Justice, in an ubuntu frame, is not merely procedural. It is restorative, communal, and forward-looking. It asks not only “was the law followed?” but “was dignity restored?” and “can this community thrive together?” This is precisely the reconceptualisation of justice that CSW70 calls for and one that African feminist scholars and advocates have been developing long before New York took notice.

South Africa’s transformative constitutionalism offers a concrete bridge between this philosophy and legal practice. When our Constitutional Court has interpreted socioeconomic rights expansively, centring dignity as the lodestar of equality jurisprudence, it has been doing ubuntu work in legal form. The challenge ahead is to bring that framework into international law in ways that resist both Northern imposition and African conservatism.

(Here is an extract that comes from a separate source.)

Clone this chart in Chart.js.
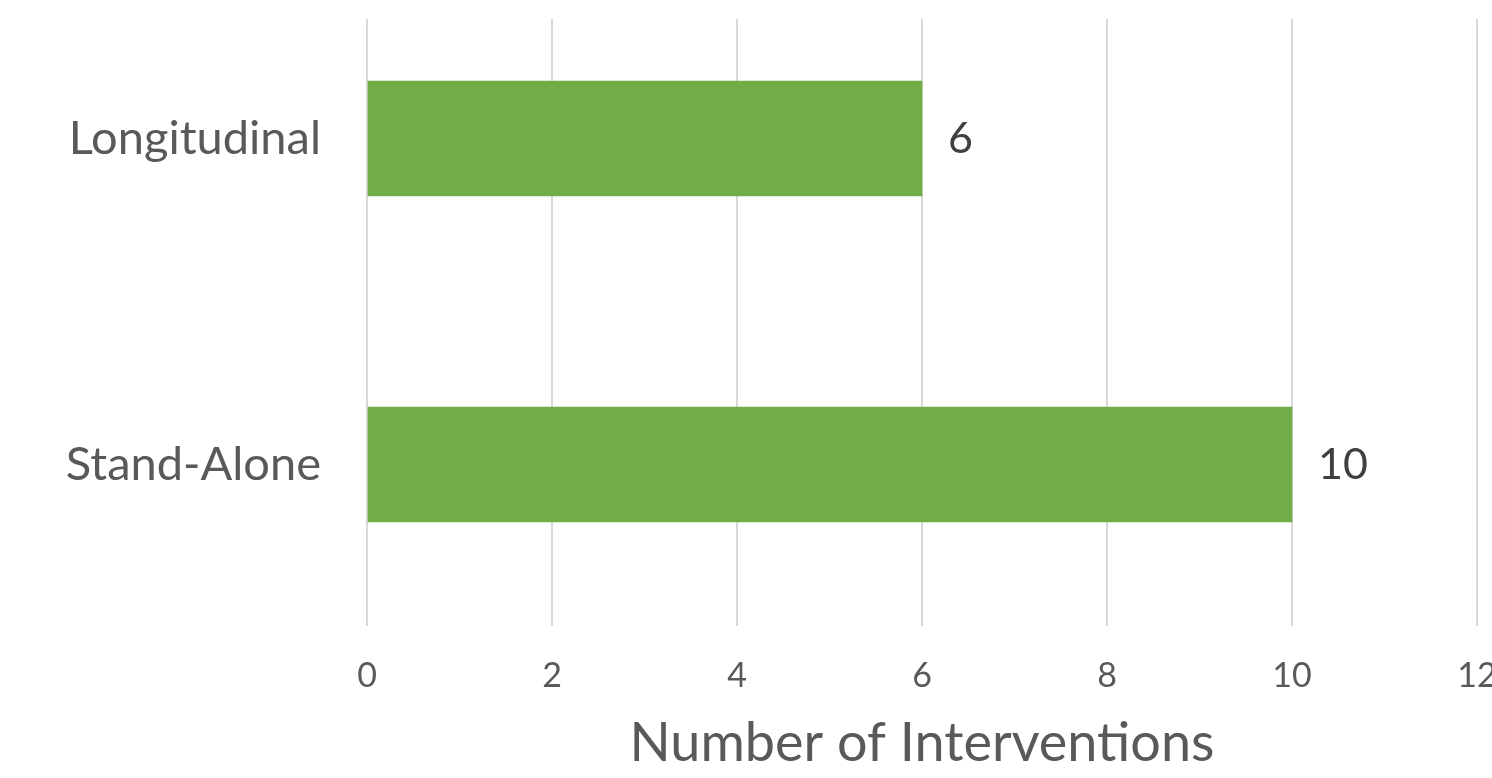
<!DOCTYPE html>
<html>
<head>
<meta charset="utf-8">
<title>Number of Interventions</title>
<script src="https://cdn.jsdelivr.net/npm/chart.js@4.4.1/dist/chart.umd.min.js"></script>
<style>
  html, body { margin: 0; padding: 0; background: #fff; overflow: hidden; }
  #wrap { width: 1492px; height: 778px; overflow: hidden; }
</style>
</head>
<body>
<div id="wrap">
  <canvas id="grafico" width="1492" height="778"></canvas>
</div>
<script>
// data
const categories = ['Longitudinal', 'Stand-Alone'];
const interventions = [6, 10];
const xTicks = [0, 2, 4, 6, 8, 10, 12];
const axisTitle = 'Number of Interventions';

const FONT = 'Lato, "Open Sans", sans-serif';

// little plugin that writes the value right of each bar
const valueLabels = {
  id: 'valueLabels',
  afterDatasetsDraw(chart) {
    const ctx = chart.ctx;
    const meta = chart.getDatasetMeta(0);
    ctx.save();
    ctx.font = '43px ' + FONT;
    ctx.fillStyle = '#404040';
    ctx.textAlign = 'left';
    ctx.textBaseline = 'middle';
    meta.data.forEach(function (bar, i) {
      ctx.fillText(String(interventions[i]), bar.x + 26, bar.y + 1);
    });
    ctx.restore();
  }
};

const ctx = document.getElementById('grafico').getContext('2d');

new Chart(ctx, {
  type: 'bar',
  data: {
    datasets: [{
      label: axisTitle,
      data: interventions.map((v, i) => ({ x: v, y: i })),
      backgroundColor: '#70AD47',
      borderWidth: 0,
      barThickness: 115
    }]
  },
  options: {
    indexAxis: 'y',
    responsive: false,
    animation: false,
    layout: { padding: { top: 19, right: 15, left: 0, bottom: 0 } },
    plugins: {
      legend: { display: false },
      tooltip: { enabled: false }
    },
    scales: {
      x: {
        type: 'linear',
        min: xTicks[0],
        max: xTicks[xTicks.length - 1],
        afterBuildTicks: axis => { axis.ticks = xTicks.map(v => ({ value: v })); },
        afterFit: axis => {
          axis.height = 152;
          axis.paddingLeft = 0;
          axis.paddingRight = 0;
        },
        grid: { color: '#D9D9D9', lineWidth: 2, drawTicks: false },
        border: { display: false },
        ticks: {
          padding: 30,
          color: '#595959',
          font: { family: FONT, size: 34 }
        },
        title: {
          display: true,
          text: axisTitle,
          color: '#595959',
          font: { family: FONT, size: 54 },
          padding: { top: 0, bottom: 2 }
        }
      },
      y: {
        type: 'linear',
        reverse: true,
        offset: false,
        min: -0.3666,
        max: 1.4954,
        afterBuildTicks: axis => { axis.ticks = categories.map((c, i) => ({ value: i })); },
        afterFit: axis => {
          axis.width = 367;
          axis.paddingTop = 0;
          axis.paddingBottom = 0;
        },
        grid: { display: false, offset: false },
        border: { display: false },
        ticks: {
          padding: 38,
          color: '#595959',
          font: { family: FONT, size: 47 },
          callback: v => categories[v]
        }
      }
    }
  },
  plugins: [valueLabels]
});
</script>
</body>
</html>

A call for principled positioning

Outright International captured the moment precisely: “While a vote for the first time is a concerning development that deepens the fracture of the multilateral system, it also represents a sign of political will of governments to push against the gender backlash and uphold their commitments to the Beijing Declaration and Platform for Action.”

The Agreed Conclusions adopted at CSW70 affirm that access to justice is a transformative force that advances equality and non-discrimination, protects against violence and abuse, and strengthens trust in institutions. Africa helped negotiate that text. Africa must now help implement it in our courts, our communities, our constitutions, and our continental institutions.

Professor Narnia Bohler-Muller is a Professor and Divisional Executive at the Human Sciences Research Council, an Advocate of the High Court of South Africa, and former Co-Chair of the Women20 (W20) during South Africa’s 2025 G20 Presidency.